Task goal
Everything from the first line down to the line containing "< 10) yMinor.push(v);" is to be retyped exactly, both ends included, with pictures left out.

******

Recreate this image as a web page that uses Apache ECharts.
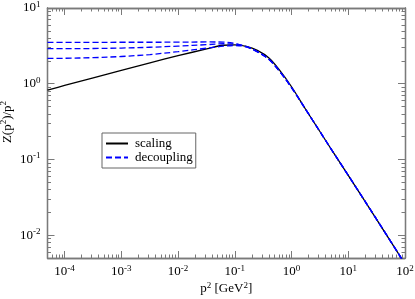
<!DOCTYPE html>
<html><head><meta charset="utf-8">
<script src="https://cdn.jsdelivr.net/npm/echarts@6/dist/echarts.min.js"></script>
<style>html,body{margin:0;padding:0;background:#fff}#c{width:415px;height:299px}</style>
</head><body><div id="c"></div>
<script>
// p^2 sample points [GeV^2]
const p2 = [5e-5, 1e-4, 3.2e-4, 1e-3, 3.2e-3, 0.01, 0.032, 0.063, 0.1, 0.16, 0.25, 0.4, 0.63, 1.0, 1.78, 3.16, 5.6, 10, 31.6, 100];
// Z(p^2)/p^2 values
const scaling = [0.826, 0.948, 1.194, 1.503, 1.892, 2.344, 2.884, 3.221, 3.258, 3.112, 2.754, 2.188, 1.479, 0.912, 0.457, 0.234, 0.120, 0.0617, 0.0162, 0.00417];
const decoupling1 = [3.52, 3.52, 3.52, 3.53, 3.53, 3.54, 3.56, 3.55, 3.40, 3.09, 2.66, 2.10, 1.43, 0.89, 0.457, 0.234, 0.120, 0.0617, 0.0162, 0.00417];
const decoupling2 = [2.90, 2.90, 2.92, 2.96, 3.03, 3.14, 3.28, 3.37, 3.35, 3.08, 2.65, 2.10, 1.43, 0.89, 0.457, 0.234, 0.120, 0.0617, 0.0162, 0.00417];
const decoupling3 = [2.16, 2.17, 2.21, 2.29, 2.43, 2.65, 2.95, 3.13, 3.20, 3.06, 2.63, 2.09, 1.42, 0.89, 0.457, 0.234, 0.120, 0.0617, 0.0162, 0.00417];
// tick values
const xMajor = [1e-4, 1e-3, 1e-2, 1e-1, 1, 10, 100];
const yMajor = [1e-2, 1e-1, 1, 10];
const xMinor = [];
[-5,-4,-3,-2,-1,0,1].forEach(e => { for (let k = 2; k <= 9; k++) { const v = k * Math.pow(10, e); if (v > 5e-5 && v < 100) xMinor.push(v); } });
const yMinor = [];
[-3,-2,-1,0].forEach(e => { for (let k = 2; k <= 9; k++) { const v = k * Math.pow(10, e); if (v > 5e-3 && v < 10) yMinor.push(v); } });

const FONT = 'Liberation Serif';
const AX = '#7a7a7a';
const rich = {
  b: {fontSize: 13, fontFamily: FONT, color: '#000', lineHeight: 16},
  s: {fontSize: 9, fontFamily: FONT, color: '#000', verticalAlign: 'top', lineHeight: 16, padding: [0,0,7,0]}
};
function fmt(v) { const e = Math.round(Math.log10(v)); return '{b|10}{s|' + (e < 0 ? '-' + (-e) : e) + '}'; }

function xAx(pos, major, show) {
  return {
    type: 'log', logBase: 10, min: 5e-5, max: 100, position: pos,
    axisLine: {show: true, lineStyle: {color: AX, width: 1.3}},
    axisTick: {show: true, inside: true, length: major ? 7 : 3.5, customValues: major ? xMajor : xMinor, lineStyle: {color: AX, width: 1}},
    axisLabel: {show: show, customValues: xMajor, formatter: fmt, rich: rich, margin: 6},
    splitLine: {show: false}, minorTick: {show: false},
    name: show ? '{b|p}{s|2}{b| [GeV}{s|2}{b|]}' : '', nameLocation: 'middle', nameGap: 23, nameMoveOverlap: false,
    nameTextStyle: {rich: rich}
  };
}
function yAx(pos, major, show) {
  return {
    type: 'log', logBase: 10, min: 5e-3, max: 10, position: pos,
    axisLine: {show: true, lineStyle: {color: AX, width: 1.3}},
    axisTick: {show: true, inside: true, length: major ? 7 : 3.5, customValues: major ? yMajor : yMinor, lineStyle: {color: AX, width: 1}},
    axisLabel: {show: show, customValues: yMajor, formatter: fmt, rich: rich, margin: 7},
    splitLine: {show: false}, minorTick: {show: false},
    name: show ? '{b|Z(p}{s|2}{b|)/p}{s|2}' : '', nameLocation: 'middle', nameGap: 32, nameMoveOverlap: false,
    nameTextStyle: {rich: rich, padding: [0, 0, 0, 22]}
  };
}
function mk(arr) { return p2.map((x, i) => [x, arr[i]]); }
const dashStyle = {color: '#0000ff', width: 1.3, type: [6, 3]};

const chart = echarts.init(document.getElementById('c'), null, {renderer: 'canvas'});
chart.setOption({
  animation: false,
  grid: {left: 47.5, right: 10, top: 8, bottom: 41, containLabel: false, outerBoundsMode: 'none'},
  xAxis: [xAx('bottom', true, true), xAx('bottom', false, false), xAx('top', true, false), xAx('top', false, false)],
  yAxis: [yAx('left', true, true), yAx('left', false, false), yAx('right', true, false), yAx('right', false, false)],
  legend: {
    left: 102, top: 133, orient: 'vertical', itemWidth: 22, itemHeight: 12, itemGap: 1,
    padding: [4, 3, 4, 3], borderColor: '#666', borderWidth: 1, borderRadius: 0,
    itemStyle: {opacity: 0},
    textStyle: {fontFamily: FONT, fontSize: 13, color: '#000', padding: [0,0,0,2]},
    data: [{name: 'scaling'}, {name: 'decoupling'}]
  },
  series: [
    {name: 'decoupling', type: 'line', data: mk(decoupling1), showSymbol: false, symbol: 'none', smooth: 0.35, itemStyle: {color: '#0000ff'}, lineStyle: dashStyle, z: 3},
    {name: 'decoupling', type: 'line', data: mk(decoupling2), showSymbol: false, symbol: 'none', smooth: 0.35, itemStyle: {color: '#0000ff'}, lineStyle: dashStyle, z: 3},
    {name: 'decoupling', type: 'line', data: mk(decoupling3), showSymbol: false, symbol: 'none', smooth: 0.35, itemStyle: {color: '#0000ff'}, lineStyle: dashStyle, z: 3},
    {name: 'scaling', type: 'line', data: mk(scaling), showSymbol: false, symbol: 'none', smooth: 0.35, itemStyle: {color: '#000'}, lineStyle: {color: '#000', width: 1.3}, z: 2}
  ]
});
</script></body></html>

******

Exercise solution
Recreate this image as a web page that uses Apache ECharts.
<!DOCTYPE html>
<html><head><meta charset="utf-8">
<script src="https://cdn.jsdelivr.net/npm/echarts@6/dist/echarts.min.js"></script>
<style>html,body{margin:0;padding:0;background:#fff}#c{width:415px;height:299px}</style>
</head><body><div id="c"></div>
<script>
// p^2 sample points [GeV^2]
const p2 = [5e-5, 1e-4, 3.2e-4, 1e-3, 3.2e-3, 0.01, 0.032, 0.063, 0.1, 0.16, 0.25, 0.4, 0.63, 1.0, 1.78, 3.16, 5.6, 10, 31.6, 100];
// Z(p^2)/p^2 values
const scaling = [0.826, 0.948, 1.194, 1.503, 1.892, 2.344, 2.884, 3.221, 3.258, 3.112, 2.754, 2.188, 1.479, 0.912, 0.457, 0.234, 0.120, 0.0617, 0.0162, 0.00417];
const decoupling1 = [3.52, 3.52, 3.52, 3.53, 3.53, 3.54, 3.56, 3.55, 3.40, 3.09, 2.66, 2.10, 1.43, 0.89, 0.457, 0.234, 0.120, 0.0617, 0.0162, 0.00417];
const decoupling2 = [2.90, 2.90, 2.92, 2.96, 3.03, 3.14, 3.28, 3.37, 3.35, 3.08, 2.65, 2.10, 1.43, 0.89, 0.457, 0.234, 0.120, 0.0617, 0.0162, 0.00417];
const decoupling3 = [2.16, 2.17, 2.21, 2.29, 2.43, 2.65, 2.95, 3.13, 3.20, 3.06, 2.63, 2.09, 1.42, 0.89, 0.457, 0.234, 0.120, 0.0617, 0.0162, 0.00417];
// tick values
const xMajor = [1e-4, 1e-3, 1e-2, 1e-1, 1, 10, 100];
const yMajor = [1e-2, 1e-1, 1, 10];
const xMinor = [];
[-5,-4,-3,-2,-1,0,1].forEach(e => { for (let k = 2; k <= 9; k++) { const v = k * Math.pow(10, e); if (v > 5e-5 && v < 100) xMinor.push(v); } });
const yMinor = [];
[-3,-2,-1,0].forEach(e => { for (let k = 2; k <= 9; k++) { const v = k * Math.pow(10, e); if (v > 5e-3 && v < 10) yMinor.push(v); } });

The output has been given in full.